I think most of us want 4-3-3, and most of us would pick a team similar to yours, albeit Allan or Doucouré would take the place of El Ghazi in your lineup, IMHO.

I like the idea of Branthwaite and Godfrey as a partnership for teams we are going to really go at. By all accounts, both are rapid, so a high line can be played to reduce any gap between midfield and defence.

Bizarrely, I'd like to see Gbamin or Holgate tried again in the defensive midfield role that would allow Van de Beek and Alli to attack, and the full-backs get up a bit too. The defensive midfielder would drop almost into a back 3 at times.

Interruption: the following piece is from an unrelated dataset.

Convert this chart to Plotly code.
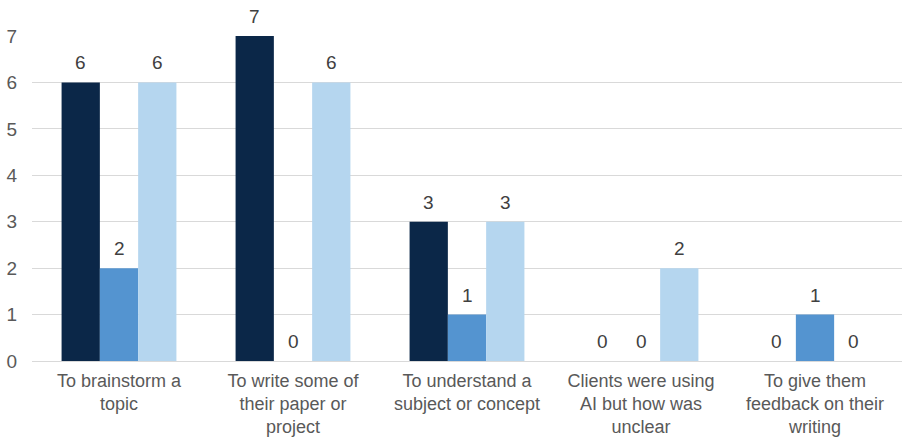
import plotly.graph_objects as go

categories = [
    "To brainstorm a<br>topic",
    "To write some of<br>their paper or<br>project",
    "To understand a<br>subject or concept",
    "Clients were using<br>AI but how was<br>unclear",
    "To give them<br>feedback on their<br>writing",
]
series_a = [6, 7, 3, 0, 0]
series_b = [2, 0, 1, 0, 1]
series_c = [6, 6, 3, 2, 0]
colors = ["#0B2748", "#5494D0", "#B5D6EF"]

BARGAP = 0.34
FONT = 19
all_series = [series_a, series_b, series_c]

fig = go.Figure()
for vals, col in zip(all_series, colors):
    fig.add_trace(go.Bar(
        x=categories, y=vals, marker_color=col, marker_line_width=0,
        showlegend=False, cliponaxis=False,
    ))

# value labels above each bar, placed at the grouped bar centres
n = len(all_series)
bar_w = (1 - BARGAP) / n
for s, vals in enumerate(all_series):
    offset = (s - (n - 1) / 2) * bar_w
    for i, v in enumerate(vals):
        fig.add_annotation(
            x=i + offset, y=v, text=str(v), showarrow=False,
            xref="x", yref="y", yanchor="bottom", yshift=7,
            font=dict(size=FONT, color="#404040"),
        )

fig.update_layout(
    width=902, height=440,
    margin=dict(l=32, r=0, t=36, b=79),
    barmode="group", bargap=BARGAP, bargroupgap=0,
    plot_bgcolor="white", paper_bgcolor="white",
    font=dict(family="Liberation Sans, Arial, sans-serif", size=FONT, color="#595959"),
)
fig.update_yaxes(range=[0, 7], dtick=1, showgrid=True, gridcolor="#D9D9D9",
                 gridwidth=1, zeroline=False, showline=False, automargin=False,
                 tickfont=dict(size=FONT, color="#595959"), ticklabelstandoff=14)
fig.update_xaxes(showline=True, linecolor="#D9D9D9", linewidth=1,
                 tickfont=dict(size=18, color="#595959"), ticks="",
                 ticklabelstandoff=3, automargin=False)
fig.write_html("out.html")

I think Brentford is an ideal game to try it… as much as I'd love a cup run and a wining start to Lampards tenure, the Premier League has got to be priority until we are clear.

Saturday's team for me:

Pickford
Patterson Godfrey Branthwaite Mykolenko
Townsend Gbamin Gomes
Gordon Calvert-Lewin Richarlison

Unless any have a blinder, I'd expect to see Mina, Allan, Gray, Coleman or Kenny and both the new boys come into it on Tuesday. Saving Allan and Mina, I think, is especially important.

Brian Williams
53 Posted 03/02/2022 at 16:53:39
Just watched Lampard's first presser on YouTube and – despite not wanting to get carried away, having suffered too many false dawns – I couldn't help but be impressed by what he says and the way he says it.
Dale Self
54 Posted 03/02/2022 at 17:00:04
Sorry, Lyndon, when I read through these again I realized I just had a bit of fun with the photo and Kieran's top up without complimenting your summary of our situation.

The paragraphs following 'Were it not for increased agitation..." are strong and give me something to live for on the other side of this.

We at least get to a point where we can all celebrate the 'thatness' of this club and get on with another run at those fuckers above us.

Clive Rogers
55 Posted 10/02/2022 at 12:48:11
The deal for Alli would be savvy if he was a good player, but he looks like he has completely lost it to me. He has not played well for three years.